Recent emotional and traumatic events in my family have triggered these feelings again and exposed the rest of my family’s individual perspectives on the crash back then. Now we are more ready to talk about each of our roles within it. What it comes down to is that it is exactly like my friend said. We each had different roles to play and we each have different strengths and different skills or lessons to learn within the trauma. Each of these roles are as important and crucial in supporting the whole family to cope within the trauma.
Understanding this concept, allows us to step back further from the situation and see it as a whole instead of individual parts. When I look at it as a whole it allows me to feel like we’re in this together and the emotions link us together rather than tear us apart. It creates more understanding and empathy for each other and how we cope with whatever comes at us in life.

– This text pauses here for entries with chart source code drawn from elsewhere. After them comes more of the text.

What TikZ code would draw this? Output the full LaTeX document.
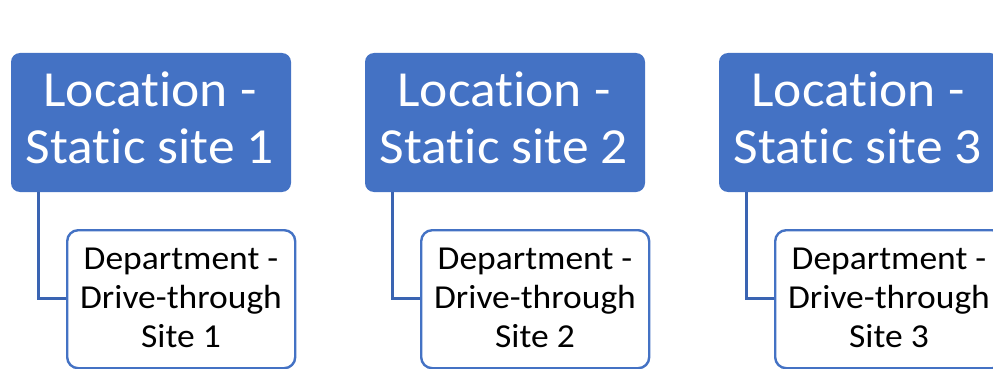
\documentclass[tikz,border=0pt]{standalone}
\usepackage{fontspec}
\setmainfont[RawFeature=-liga, FakeStretch=1.06]{Carlito}
\definecolor{locblue}{HTML}{4472C4}
\definecolor{linkblue}{HTML}{3A64B2}
\begin{document}
\begin{tikzpicture}[x=1pt,y=-1pt,
  location/.style={rectangle, rounded corners=9pt, fill=locblue, draw=none,
    minimum width=280pt, minimum height=139pt, inner sep=0pt},
  loclabel/.style={text=white, align=center, inner sep=0pt,
    font=\fontsize{50.5}{57}\selectfont},
  department/.style={rectangle, rounded corners=11pt, fill=white, draw=locblue,
    line width=2.4pt, minimum width=228pt, minimum height=138pt, inner sep=0pt},
  deplabel/.style={text=black, align=center, inner sep=0pt,
    font=\fontsize{33.5}{39}\selectfont},
  link/.style={draw=linkblue, line width=3pt}]
  \useasboundingbox (0,0) rectangle (993,369);
  \foreach \i in {1,2,3} {
    \pgfmathsetmacro{\dx}{(\i-1)*354}
    \node[location] (loc\i) at (151+\dx,122.5) {};
    \node[loclabel] (loctext\i) at (150+\dx,118) {Location -\\Static site \i};
    \node[department, anchor=north west] (dep\i) at (66+\dx,229) {};
    \node[deplabel] (deptext\i) at (181+\dx,298) {Department -\\Drive-through\\Site \i};
    \coordinate (drop\i) at (38.3+\dx,0);
    \draw[link] (loc\i.south -| drop\i) |- (dep\i.west |- 0,298);
  }
\end{tikzpicture}
\end{document}
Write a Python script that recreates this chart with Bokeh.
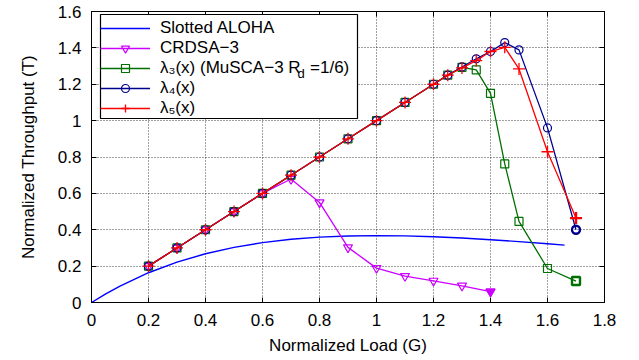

It is through talking together with friends and with family, allowing ourselves to be open and vulnerable that we find enlightenment through other people’s experiences. Their stories help us give our story understanding and meaning within our own world.
What gift has been given to your family? What role do you each play to support each other within your trauma? May you be grateful for whatever is given to you no matter how tough it is at the time, It is there to teach us and allow us to grow within.